FDIC's Hoenig Sharply Criticizes Fed Debt Plan

WASHINGTON — A proposal that would require the biggest banks to issue long-term debt as a backstop to prevent another government bailout could instead instigate one, Federal Deposit Insurance Corp. Vice Chairman Thomas Hoenig said Thursday.

The Federal Reserve Board released its long-awaited plan on Oct. 30 to require globally systemically important banks to hold a combination of debt and equity known as "total loss absorbing capacity" that would act as a buffer to prevent another bailout if the bank were to become insolvent. The proposal also would require that the banks issue a minimum amount of unsecured long-term debt that could be converted to equity as part of the TLAC calculation.

But Hoenig argued at an international bank conference hosted by the Federal Reserve Bank of Chicago that requiring a firm to issue more debt helps in the resolution process, but could make a failure more likely.

"It is costly to service this debt, putting earnings pressure on firms and their units that – all else being equal – could accelerate failure should an institution run into financial trouble," Hoenig said in prepared remarks.

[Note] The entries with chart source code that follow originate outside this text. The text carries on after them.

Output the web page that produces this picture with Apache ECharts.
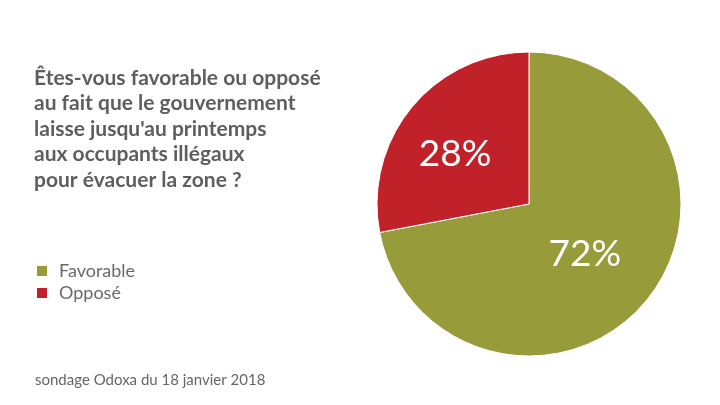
<!DOCTYPE html>
<html><head><meta charset="utf-8">
<script src="https://cdn.jsdelivr.net/npm/echarts@6/dist/echarts.min.js"></script>
<style>html,body{margin:0;padding:0;background:#fff}#c{width:720px;height:405px}</style>
</head><body><div id="c"></div>
<script>
const categories = ['Favorable', 'Opposé'];
const values = [72, 28];
const colors = ['#979b3a', '#c1222a'];
const titleLines = ['Êtes-vous favorable ou opposé', 'au fait que le gouvernement', "laisse jusqu'au printemps", 'aux occupants illégaux', 'pour évacuer la zone ?'];
const sourceText = 'sondage Odoxa du 18 janvier 2018';

const chart = echarts.init(document.getElementById('c'));
const FONT = 'Lato';
chart.setOption({
  animation: false,
  backgroundColor: '#fff',
  title: [{
    text: titleLines.join('\n'),
    left: 34, top: 65, padding: 0,
    textStyle: { fontFamily: FONT, fontWeight: 'bold', fontSize: 21, color: '#5e5e5e', lineHeight: 25.5 }
  }, {
    text: sourceText,
    left: 35, top: 373, padding: 0,
    textStyle: { fontFamily: FONT, fontWeight: 'normal', fontSize: 15, color: '#666' }
  }],
  legend: {
    orient: 'vertical', left: 35, top: 262, padding: 0,
    itemWidth: 12, itemHeight: 12, itemGap: 4, icon: 'rect',
    textStyle: { fontFamily: FONT, fontSize: 18, color: '#6a6a6a', padding: [0, 0, 0, 6] },
    data: categories
  },
  series: [{
    type: 'pie',
    center: [529, 204], radius: 152,
    startAngle: 90, clockwise: true,
    itemStyle: { borderColor: '#fff', borderWidth: 1 },
    label: { show: true, position: 'inside', formatter: '{c}%', color: '#fff', fontFamily: FONT, fontSize: 37 },
    labelLine: { show: false },
    emphasis: { disabled: true },
    data: categories.map((n, i) => ({
      name: n, value: values[i], itemStyle: { color: colors[i] },
      label: i === 1 ? { offset: [-13, 0] } : { offset: [-5, 0] }
    }))
  }]
});
</script></body></html>
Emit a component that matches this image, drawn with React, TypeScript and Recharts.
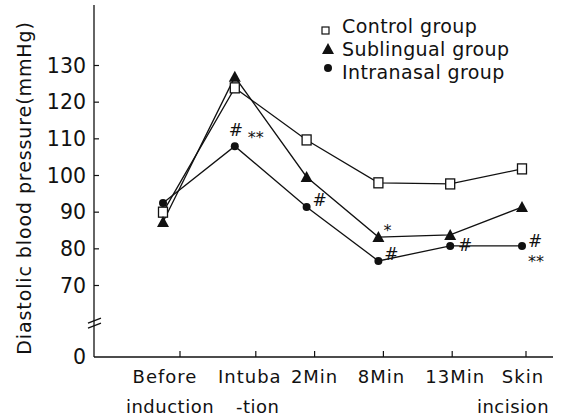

"A question we must ask, then, is whether the effect of such a requirement that is designed to make a firm more resolvable once that firm has failed, could -- prior to failure -- increase the firm's leverage and thereby its likelihood to default. Our goal to prevent failure should be every bit as important as resolving failed firms."

The proposal would also influence bank activities by risk-weighting assets to help determine how much debt would need to be issued.

The debt measure "would require regulators to predict what activities and investments might cause future crises… which as you know could arise from a number of activities, but mostly likely will come from something we fail to predict," Hoenig said.

On the other hand, using a higher equity requirement and "simple leverage measures instead of risk-based capital measures eliminates relying on the best guesses of financial regulators to guide decisions," and would be not require "extraordinary insight" into future risks, Hoenig said.

He also addressed recent calls by banks, clearing houses, exchanges and other stakeholders to ease up on the leverage ratio treatment of trades that members of clearing houses guarantee for their clients. The stakeholders want margin held on those trades to count against the leverage ratio's charge on that exposure.

"The Basel leverage ratio, which has been adopted for the largest firms in the U.S., requires banks to hold a small amount of capital against the potentially unlimited guarantee they provide to the [central clearing party]," Hoenig said.

"Nevertheless, efforts continue to try to reduce or eliminate the capital they hold against this guarantee. If this were to be allowed, large amounts of economic exposure to derivatives -- significant financial leverage and risk -- would vanish from the regulatory capital radar screen, encouraging even larger volumes of interlinked and opaque derivatives activity."